Source data:
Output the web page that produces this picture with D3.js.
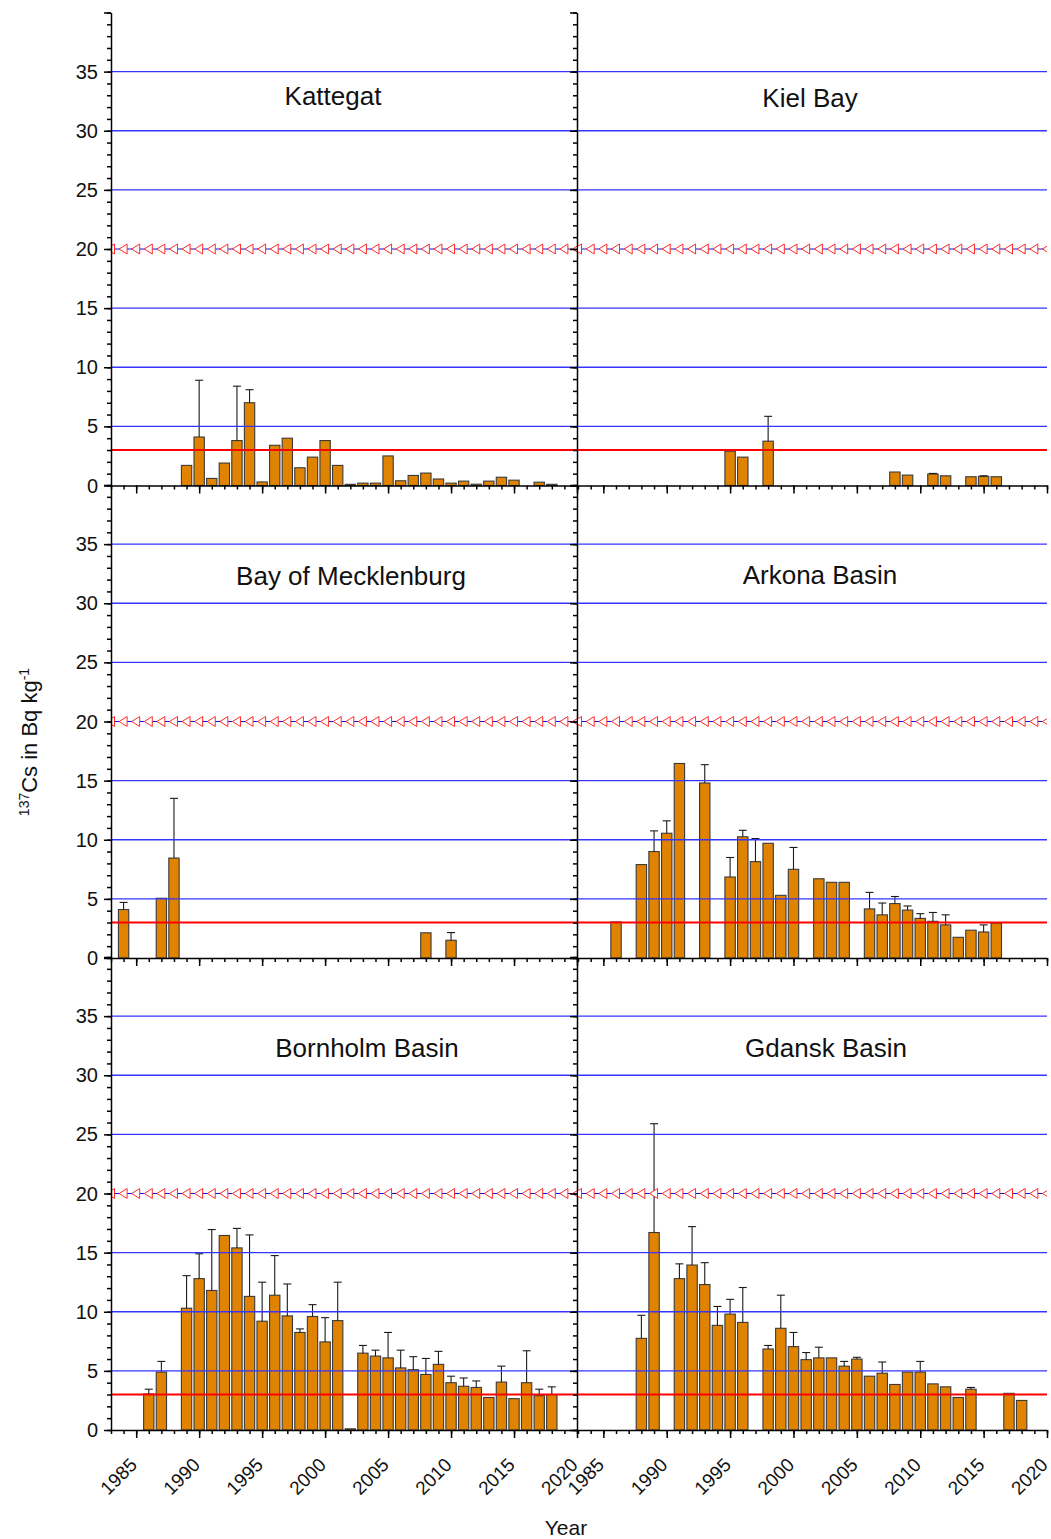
<!DOCTYPE html>
<html>
<head>
<meta charset="utf-8">
<script src="https://cdn.jsdelivr.net/npm/d3@7"></script>
<style>
  body { margin: 0; background: #fff; }
  svg { display: block; font-family: "Liberation Sans", Arial, sans-serif; }
</style>
</head>
<body>
<div id="chart"></div>
<script>
// station names in panel order (left/right, top to bottom)
const stations = ["Kattegat", "Kiel Bay", "Bay of Mecklenburg", "Arkona Basin", "Bornholm Basin", "Gdansk Basin"];

// Kattegat
const katYears  = [1989,1990,1991,1992,1993,1994,1995,1996,1997,1998,1999,2000,2001,2002,2003,2004,2005,2006,2007,2008,2009,2010,2011,2012,2013,2014,2015,2017,2018];
const katValues = [1.7,4.1,0.6,1.9,3.8,7.0,0.3,3.4,4.0,1.5,2.4,3.8,1.7,0.1,0.2,0.2,2.5,0.4,0.85,1.05,0.55,0.2,0.37,0.11,0.37,0.7,0.45,0.28,0.1];
const katErrors = [0,4.8,0,0,4.6,1.1,0,0,0,0,0,0,0,0,0,0,0,0,0,0,0,0,0,0,0,0,0,0,0];

// Kiel Bay
const kielYears  = [1995,1996,1998,2008,2009,2011,2012,2014,2015,2016];
const kielValues = [2.9,2.4,3.75,1.14,0.88,0.97,0.82,0.74,0.77,0.74];
const kielErrors = [0,0,2.1,0,0,0.05,0,0,0.05,0];

// Bay of Mecklenburg
const mecYears  = [1984,1987,1988,2008,2010];
const mecValues = [4.1,5.05,8.45,2.13,1.5];
const mecErrors = [0.6,0,5.05,0,0.65];

// Arkona Basin
const arkYears  = [1986,1988,1989,1990,1991,1993,1995,1996,1997,1998,1999,2000,2002,2003,2004,2006,2007,2008,2009,2010,2011,2012,2013,2014,2015,2016];
const arkValues = [3.05,7.9,9.0,10.55,16.45,14.8,6.85,10.25,8.15,9.7,5.3,7.5,6.7,6.4,6.4,4.15,3.65,4.6,4.05,3.35,3.1,2.8,1.75,2.35,2.2,2.95];
const arkErrors = [0,0,1.75,1.05,0,1.55,1.65,0.55,1.95,0,0,1.85,0,0,0,1.4,1.0,0.6,0.35,0.4,0.75,0.85,0,0,0.6,0];

// Bornholm Basin
const borYears  = [1986,1987,1989,1990,1991,1992,1993,1994,1995,1996,1997,1998,1999,2000,2001,2002,2003,2004,2005,2006,2007,2008,2009,2010,2011,2012,2013,2014,2015,2016,2017,2018];
const borValues = [3.05,4.9,10.3,12.8,11.8,16.45,15.4,11.3,9.2,11.4,9.65,8.25,9.6,7.45,9.25,0.1,6.5,6.25,6.1,5.25,5.1,4.7,5.55,4.0,3.7,3.6,2.75,4.05,2.65,4.0,2.9,3.0];
const borErrors = [0.4,0.9,2.75,2.1,5.15,0,1.65,5.2,3.3,3.35,2.7,0.3,1.0,2.05,3.25,0,0.65,0.5,2.15,1.5,1.1,1.35,1.1,0.55,0.7,0.55,0,1.35,0,2.7,0.55,0.65];

// Gdansk Basin
const gdaYears  = [1988,1989,1991,1992,1993,1994,1995,1996,1998,1999,2000,2001,2002,2003,2004,2005,2006,2007,2008,2009,2010,2011,2012,2013,2014,2017,2018];
const gdaValues = [7.75,16.7,12.8,13.95,12.3,8.85,9.8,9.1,6.85,8.6,7.05,5.95,6.1,6.1,5.4,6.0,4.55,4.8,3.85,4.9,4.9,3.9,3.65,2.75,3.45,3.1,2.5];
const gdaErrors = [1.95,9.2,1.25,3.25,1.85,1.6,1.25,2.95,0.3,2.8,1.2,0.6,0.9,0,0.4,0.15,0,0.95,0,0,0.9,0,0,0,0.15,0,0];

// axis ticks
const yMajor = [0,5,10,15,20,25,30,35,40];
const yLabels = [0,5,10,15,20,25,30,35];
const gridValues = [5,10,15,25,30,35];
const xMajor = [1985,1990,1995,2000,2005,2010,2015,2020];
const yearDomain = [1983, 2020];
const yDomain = [0, 40];
const refLevel = 3;      // red reference line
const limitLevel = 20;   // red triangle line

const series = [
  {years: katYears, values: katValues, errors: katErrors},
  {years: kielYears, values: kielValues, errors: kielErrors},
  {years: mecYears, values: mecValues, errors: mecErrors},
  {years: arkYears, values: arkValues, errors: arkErrors},
  {years: borYears, values: borValues, errors: borErrors},
  {years: gdaYears, values: gdaValues, errors: gdaErrors}
];

// layout
const W = 1051, H = 1539;
const colRange = [[111, 577], [578, 1047]];
const rowBottom = [485.5, 958, 1430];
const rowH = 473;
const titlePos = [[333, 105], [810, 107], [351, 585], [820, 584], [367, 1057], [826, 1057]];

const svg = d3.select("#chart").append("svg")
  .attr("width", W).attr("height", H);

const defs = svg.append("defs");

series.forEach((s, i) => {
  const col = i % 2, row = Math.floor(i / 2);
  const x = d3.scaleLinear().domain(yearDomain).range(colRange[col]);
  const y = d3.scaleLinear().domain(yDomain).range([rowBottom[row], rowBottom[row] - rowH]);
  const step = x(1984) - x(1983);
  const bw = step * 0.82;

  const clipId = "clip" + i;
  defs.append("clipPath").attr("id", clipId).append("rect")
    .attr("x", colRange[col][0]).attr("y", rowBottom[row] - rowH)
    .attr("width", colRange[col][1] - colRange[col][0]).attr("height", rowH);

  const g = svg.append("g");
  const rows = s.years.map((yr, k) => ({year: yr, value: s.values[k], err: s.errors[k]}));

  // bars
  g.selectAll("rect.bar").data(rows).enter().append("rect")
    .attr("class", "bar")
    .attr("x", d => x(d.year) - bw / 2)
    .attr("y", d => y(d.value))
    .attr("width", bw)
    .attr("height", d => y(0) - y(d.value))
    .attr("fill", "#e08300")
    .attr("stroke", "#3a3a3a")
    .attr("stroke-width", 1.1);

  // upper error bars
  const eb = g.selectAll("g.err").data(rows.filter(d => d.err > 0)).enter().append("g")
    .attr("stroke", "#1a1a1a").attr("stroke-width", 1.1);
  eb.append("line")
    .attr("x1", d => x(d.year)).attr("x2", d => x(d.year))
    .attr("y1", d => y(d.value)).attr("y2", d => y(d.value + d.err));
  eb.append("line")
    .attr("x1", d => x(d.year) - 4).attr("x2", d => x(d.year) + 4)
    .attr("y1", d => y(d.value + d.err)).attr("y2", d => y(d.value + d.err));

  // blue grid lines
  g.selectAll("line.grid").data(gridValues.concat([limitLevel])).enter().append("line")
    .attr("class", "grid")
    .attr("x1", colRange[col][0]).attr("x2", colRange[col][1])
    .attr("y1", d => y(d)).attr("y2", d => y(d))
    .attr("stroke", d => d === limitLevel ? "#1010e0" : "#3535ff")
    .attr("stroke-width", d => d === limitLevel ? 1 : 1.4);

  // red reference line
  g.append("line")
    .attr("x1", colRange[col][0]).attr("x2", colRange[col][1])
    .attr("y1", y(refLevel)).attr("y2", y(refLevel))
    .attr("stroke", "#ff0000").attr("stroke-width", 2);

  // triangle markers at limit level
  g.append("g").attr("clip-path", `url(#${clipId})`)
    .selectAll("path").data(d3.range(yearDomain[0], yearDomain[1] + 1)).enter().append("path")
    .attr("d", "M-4.5,0L3.5,-5L3.5,5Z")
    .attr("transform", d => `translate(${x(d)},${y(limitLevel)})`)
    .attr("fill", "#fff")
    .attr("stroke", "#ff2a2a")
    .attr("stroke-width", 1);

  // x axis (bottom of each panel)
  const xg = svg.append("g").attr("transform", `translate(0,${rowBottom[row]})`);
  xg.call(d3.axisBottom(x).tickValues(d3.range(yearDomain[0], yearDomain[1] + 1))
      .tickSize(4).tickSizeOuter(0).tickFormat(""));
  xg.append("g").call(d3.axisBottom(x).tickValues(xMajor).tickSize(8).tickSizeOuter(0).tickFormat(""))
    .select(".domain").remove();
  xg.selectAll("line").attr("stroke", "#000").attr("stroke-width", 1.5);
  xg.selectAll(".domain").attr("stroke", "#000").attr("stroke-width", 1.5);

  if (row === 2) {
    svg.append("g").selectAll("text").data(xMajor).enter().append("text")
      .attr("transform", d => `translate(${x(d) + 2},${rowBottom[row] + 36}) rotate(-45)`)
      .attr("text-anchor", "end")
      .attr("font-size", 19)
      .attr("fill", "#111")
      .text(d => d);
  }

  // y axes
  if (col === 0) {
    const yg = svg.append("g").attr("transform", `translate(${colRange[0][0]},0)`);
    yg.call(d3.axisLeft(y).tickValues(d3.range(0, 41)).tickSize(4).tickSizeOuter(0).tickFormat(""));
    yg.append("g").call(d3.axisLeft(y).tickValues(yMajor).tickSize(7).tickSizeOuter(0).tickFormat(""))
      .select(".domain").remove();
    yg.selectAll("line").attr("stroke", "#000").attr("stroke-width", 1.5);
    yg.selectAll(".domain").attr("stroke", "#000").attr("stroke-width", 1.5);
    yg.append("g").selectAll("text").data(yLabels).enter().append("text")
      .attr("x", -13).attr("y", d => y(d)).attr("dy", "0.35em")
      .attr("text-anchor", "end").attr("font-size", 20).attr("fill", "#111")
      .text(d => d);

    // shared middle axis, ticks pointing left
    const mg = svg.append("g").attr("transform", `translate(${colRange[0][1]},0)`);
    mg.call(d3.axisLeft(y).tickValues(d3.range(0, 41)).tickSize(4).tickSizeOuter(0).tickFormat(""));
    mg.append("g").call(d3.axisLeft(y).tickValues(yMajor).tickSize(7).tickSizeOuter(0).tickFormat(""))
      .select(".domain").remove();
    mg.selectAll("line").attr("stroke", "#000").attr("stroke-width", 1.5);
    mg.selectAll(".domain").attr("stroke", "#000").attr("stroke-width", 1.5);
  }

  // panel title
  svg.append("text")
    .attr("x", titlePos[i][0]).attr("y", titlePos[i][1])
    .attr("text-anchor", "middle")
    .attr("font-size", 26)
    .attr("fill", "#111")
    .text(stations[i]);
});

// axis titles
const yTitle = svg.append("text")
  .attr("transform", "translate(37,742) rotate(-90)")
  .attr("text-anchor", "middle")
  .attr("font-size", 22)
  .attr("fill", "#111");
yTitle.append("tspan").attr("font-size", 14).attr("baseline-shift", "super").text("137");
yTitle.append("tspan").text("Cs in Bq kg");
yTitle.append("tspan").attr("font-size", 14).attr("baseline-shift", "super").text("-1");

svg.append("text")
  .attr("x", 566).attr("y", 1535)
  .attr("text-anchor", "middle")
  .attr("font-size", 21)
  .attr("fill", "#111")
  .text("Year");
</script>
</body>
</html>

What you have to do:
Without the pictures, please reproduce each line of the listing above exactly, from the first one through the line bearing "const mecErrors = [0.6,0,5.05,0,0.65];".

Response:
Output the web page that produces this picture with D3.js.
<!DOCTYPE html>
<html>
<head>
<meta charset="utf-8">
<script src="https://cdn.jsdelivr.net/npm/d3@7"></script>
<style>
  body { margin: 0; background: #fff; }
  svg { display: block; font-family: "Liberation Sans", Arial, sans-serif; }
</style>
</head>
<body>
<div id="chart"></div>
<script>
// station names in panel order (left/right, top to bottom)
const stations = ["Kattegat", "Kiel Bay", "Bay of Mecklenburg", "Arkona Basin", "Bornholm Basin", "Gdansk Basin"];

// Kattegat
const katYears  = [1989,1990,1991,1992,1993,1994,1995,1996,1997,1998,1999,2000,2001,2002,2003,2004,2005,2006,2007,2008,2009,2010,2011,2012,2013,2014,2015,2017,2018];
const katValues = [1.7,4.1,0.6,1.9,3.8,7.0,0.3,3.4,4.0,1.5,2.4,3.8,1.7,0.1,0.2,0.2,2.5,0.4,0.85,1.05,0.55,0.2,0.37,0.11,0.37,0.7,0.45,0.28,0.1];
const katErrors = [0,4.8,0,0,4.6,1.1,0,0,0,0,0,0,0,0,0,0,0,0,0,0,0,0,0,0,0,0,0,0,0];

// Kiel Bay
const kielYears  = [1995,1996,1998,2008,2009,2011,2012,2014,2015,2016];
const kielValues = [2.9,2.4,3.75,1.14,0.88,0.97,0.82,0.74,0.77,0.74];
const kielErrors = [0,0,2.1,0,0,0.05,0,0,0.05,0];

// Bay of Mecklenburg
const mecYears  = [1984,1987,1988,2008,2010];
const mecValues = [4.1,5.05,8.45,2.13,1.5];
const mecErrors = [0.6,0,5.05,0,0.65];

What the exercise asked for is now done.